Olympic Swatch

Designing color patterns is hard. Really hard.
At one point I had every stitch dictionary and knitting magazine I own spread across the dining room table (you all do this, right?). If I could only merge this stitch pattern with that color sequence and that there border, it’d be perfect.
The exercise was very helpful though.
In the end I used my Stitch & Motif Maker software to help make a stitch pattern of my own.
What a challenge! I had an idea of what I wanted to do, but it still took several hours to get the right one. If I had to use colored pencils it would have taken all day. I’d be ready to declare success when I realized the color change I made 20 minutes ago forced half of the rows to have 3 (and in one case 4) colors.
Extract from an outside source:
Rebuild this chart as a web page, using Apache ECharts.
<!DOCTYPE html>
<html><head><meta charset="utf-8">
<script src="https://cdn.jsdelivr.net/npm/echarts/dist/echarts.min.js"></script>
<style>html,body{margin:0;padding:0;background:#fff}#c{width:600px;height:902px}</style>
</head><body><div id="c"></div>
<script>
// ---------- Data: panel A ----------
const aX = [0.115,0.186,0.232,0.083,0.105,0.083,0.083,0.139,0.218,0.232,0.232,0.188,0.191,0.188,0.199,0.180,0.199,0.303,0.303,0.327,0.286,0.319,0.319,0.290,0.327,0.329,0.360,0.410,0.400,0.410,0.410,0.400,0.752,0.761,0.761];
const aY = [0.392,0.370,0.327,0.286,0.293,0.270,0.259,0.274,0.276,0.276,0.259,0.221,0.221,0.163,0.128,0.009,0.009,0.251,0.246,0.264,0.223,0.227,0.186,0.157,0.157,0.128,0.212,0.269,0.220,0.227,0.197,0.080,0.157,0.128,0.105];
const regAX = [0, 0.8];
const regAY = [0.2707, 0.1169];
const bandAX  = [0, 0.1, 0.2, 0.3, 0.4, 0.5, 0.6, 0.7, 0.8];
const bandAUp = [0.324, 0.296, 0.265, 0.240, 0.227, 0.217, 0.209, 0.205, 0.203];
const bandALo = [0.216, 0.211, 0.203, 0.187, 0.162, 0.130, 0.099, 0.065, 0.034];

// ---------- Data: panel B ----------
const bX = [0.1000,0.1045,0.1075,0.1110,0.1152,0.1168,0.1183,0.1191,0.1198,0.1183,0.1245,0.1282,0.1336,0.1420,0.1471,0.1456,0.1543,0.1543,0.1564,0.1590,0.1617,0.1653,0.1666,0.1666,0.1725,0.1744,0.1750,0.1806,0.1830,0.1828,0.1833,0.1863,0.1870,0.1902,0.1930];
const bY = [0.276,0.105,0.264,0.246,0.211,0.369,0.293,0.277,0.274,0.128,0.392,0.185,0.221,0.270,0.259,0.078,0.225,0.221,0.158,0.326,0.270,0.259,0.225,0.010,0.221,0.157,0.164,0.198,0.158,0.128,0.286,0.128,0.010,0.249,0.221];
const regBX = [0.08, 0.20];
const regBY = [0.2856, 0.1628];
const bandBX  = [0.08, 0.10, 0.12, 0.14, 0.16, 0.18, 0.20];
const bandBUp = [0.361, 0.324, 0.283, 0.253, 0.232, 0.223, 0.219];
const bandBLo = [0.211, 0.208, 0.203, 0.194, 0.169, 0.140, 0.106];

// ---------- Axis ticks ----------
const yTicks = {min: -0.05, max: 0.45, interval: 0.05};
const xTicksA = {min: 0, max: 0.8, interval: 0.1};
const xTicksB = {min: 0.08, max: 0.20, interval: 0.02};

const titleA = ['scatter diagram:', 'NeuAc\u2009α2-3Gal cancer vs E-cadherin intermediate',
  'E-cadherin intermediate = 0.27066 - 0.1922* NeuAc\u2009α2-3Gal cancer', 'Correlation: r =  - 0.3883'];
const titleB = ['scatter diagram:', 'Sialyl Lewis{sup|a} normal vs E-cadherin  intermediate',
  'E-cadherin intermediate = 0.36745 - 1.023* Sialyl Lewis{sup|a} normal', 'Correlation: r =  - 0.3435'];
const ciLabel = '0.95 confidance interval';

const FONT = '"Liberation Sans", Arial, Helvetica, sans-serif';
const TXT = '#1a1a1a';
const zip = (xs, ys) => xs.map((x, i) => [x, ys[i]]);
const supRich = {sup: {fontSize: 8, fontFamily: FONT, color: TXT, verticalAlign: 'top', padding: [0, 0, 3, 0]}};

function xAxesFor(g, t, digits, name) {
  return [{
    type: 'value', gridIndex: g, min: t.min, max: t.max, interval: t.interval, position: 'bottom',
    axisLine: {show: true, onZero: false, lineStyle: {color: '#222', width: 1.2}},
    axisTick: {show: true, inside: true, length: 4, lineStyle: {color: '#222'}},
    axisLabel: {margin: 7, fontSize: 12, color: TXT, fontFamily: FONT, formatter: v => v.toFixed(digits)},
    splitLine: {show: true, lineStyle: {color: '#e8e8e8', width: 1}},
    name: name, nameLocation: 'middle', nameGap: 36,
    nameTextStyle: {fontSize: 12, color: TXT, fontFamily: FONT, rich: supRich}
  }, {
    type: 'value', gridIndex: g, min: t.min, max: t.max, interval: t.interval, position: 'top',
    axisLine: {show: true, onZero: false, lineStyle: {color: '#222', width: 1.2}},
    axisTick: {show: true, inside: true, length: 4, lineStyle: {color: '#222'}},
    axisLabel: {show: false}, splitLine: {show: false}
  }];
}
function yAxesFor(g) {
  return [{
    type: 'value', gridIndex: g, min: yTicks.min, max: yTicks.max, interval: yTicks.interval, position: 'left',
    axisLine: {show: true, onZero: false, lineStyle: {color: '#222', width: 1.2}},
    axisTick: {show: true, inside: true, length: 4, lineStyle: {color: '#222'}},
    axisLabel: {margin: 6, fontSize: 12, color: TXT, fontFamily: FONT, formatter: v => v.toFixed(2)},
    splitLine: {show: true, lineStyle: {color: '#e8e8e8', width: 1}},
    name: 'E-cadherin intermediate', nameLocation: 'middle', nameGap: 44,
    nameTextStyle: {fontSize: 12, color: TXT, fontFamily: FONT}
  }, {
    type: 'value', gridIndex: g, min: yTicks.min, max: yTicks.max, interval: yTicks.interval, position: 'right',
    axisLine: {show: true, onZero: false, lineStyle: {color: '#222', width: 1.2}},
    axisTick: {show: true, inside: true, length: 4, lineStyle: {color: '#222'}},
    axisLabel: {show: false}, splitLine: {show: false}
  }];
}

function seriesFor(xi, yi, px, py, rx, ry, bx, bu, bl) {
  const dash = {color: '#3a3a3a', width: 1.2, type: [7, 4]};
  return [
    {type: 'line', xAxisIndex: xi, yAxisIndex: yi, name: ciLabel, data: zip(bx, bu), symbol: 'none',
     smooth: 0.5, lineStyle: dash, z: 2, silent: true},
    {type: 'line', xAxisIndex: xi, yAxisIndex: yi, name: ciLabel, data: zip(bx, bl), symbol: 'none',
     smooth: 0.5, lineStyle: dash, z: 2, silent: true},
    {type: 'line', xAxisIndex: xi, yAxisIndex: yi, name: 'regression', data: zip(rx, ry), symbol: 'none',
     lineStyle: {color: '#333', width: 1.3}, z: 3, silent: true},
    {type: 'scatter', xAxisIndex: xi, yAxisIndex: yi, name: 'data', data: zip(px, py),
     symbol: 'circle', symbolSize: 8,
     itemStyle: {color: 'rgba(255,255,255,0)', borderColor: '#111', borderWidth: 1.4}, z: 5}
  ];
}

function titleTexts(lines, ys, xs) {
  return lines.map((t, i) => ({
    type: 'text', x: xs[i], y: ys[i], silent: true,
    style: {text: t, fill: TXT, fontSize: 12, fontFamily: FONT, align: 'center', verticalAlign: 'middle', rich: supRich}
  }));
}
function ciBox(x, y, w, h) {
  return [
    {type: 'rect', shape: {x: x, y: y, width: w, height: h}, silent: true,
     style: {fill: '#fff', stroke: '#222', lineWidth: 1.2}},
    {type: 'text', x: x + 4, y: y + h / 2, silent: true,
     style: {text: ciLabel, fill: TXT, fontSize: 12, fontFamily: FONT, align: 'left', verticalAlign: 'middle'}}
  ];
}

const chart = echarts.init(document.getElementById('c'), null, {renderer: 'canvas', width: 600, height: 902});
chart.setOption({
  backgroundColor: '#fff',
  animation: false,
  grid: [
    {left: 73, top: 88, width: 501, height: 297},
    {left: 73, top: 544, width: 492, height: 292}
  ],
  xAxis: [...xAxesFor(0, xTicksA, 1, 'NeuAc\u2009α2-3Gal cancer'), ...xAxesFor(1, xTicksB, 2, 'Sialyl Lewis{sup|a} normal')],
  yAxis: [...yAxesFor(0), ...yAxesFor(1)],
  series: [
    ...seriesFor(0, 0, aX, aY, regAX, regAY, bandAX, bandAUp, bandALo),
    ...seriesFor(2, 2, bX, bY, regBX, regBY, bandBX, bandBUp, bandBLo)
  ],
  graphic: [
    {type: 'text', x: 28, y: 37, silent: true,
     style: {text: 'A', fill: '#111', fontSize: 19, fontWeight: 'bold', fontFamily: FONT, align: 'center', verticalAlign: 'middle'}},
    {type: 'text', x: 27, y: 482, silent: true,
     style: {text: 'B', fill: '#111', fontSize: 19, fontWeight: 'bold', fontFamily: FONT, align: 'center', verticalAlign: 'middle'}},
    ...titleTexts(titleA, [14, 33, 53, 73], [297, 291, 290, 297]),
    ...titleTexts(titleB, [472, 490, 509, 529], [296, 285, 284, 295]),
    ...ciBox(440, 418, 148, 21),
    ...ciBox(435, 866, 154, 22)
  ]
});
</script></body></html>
Pretty but crazy! Back to the drawing board…
I finally got to one I thought I’d like. Two rows have 3 colors but I can manage that. I couldn’t figure a way to preserve the pattern without it.

Alpacaswatch

What do you think? My current idea is that this would be for the band around the sleeves, and for the upper body I’d use this and maybe another small border at the top and bottom.
Stranding the alpaca was as hard as I thought it would be. One of the first stranded knitting swatches I made (almost two years ago) looks better than the one I made this weekend. I’m excited for the challenge, but I’m also glad that it’s not on the entire sweater.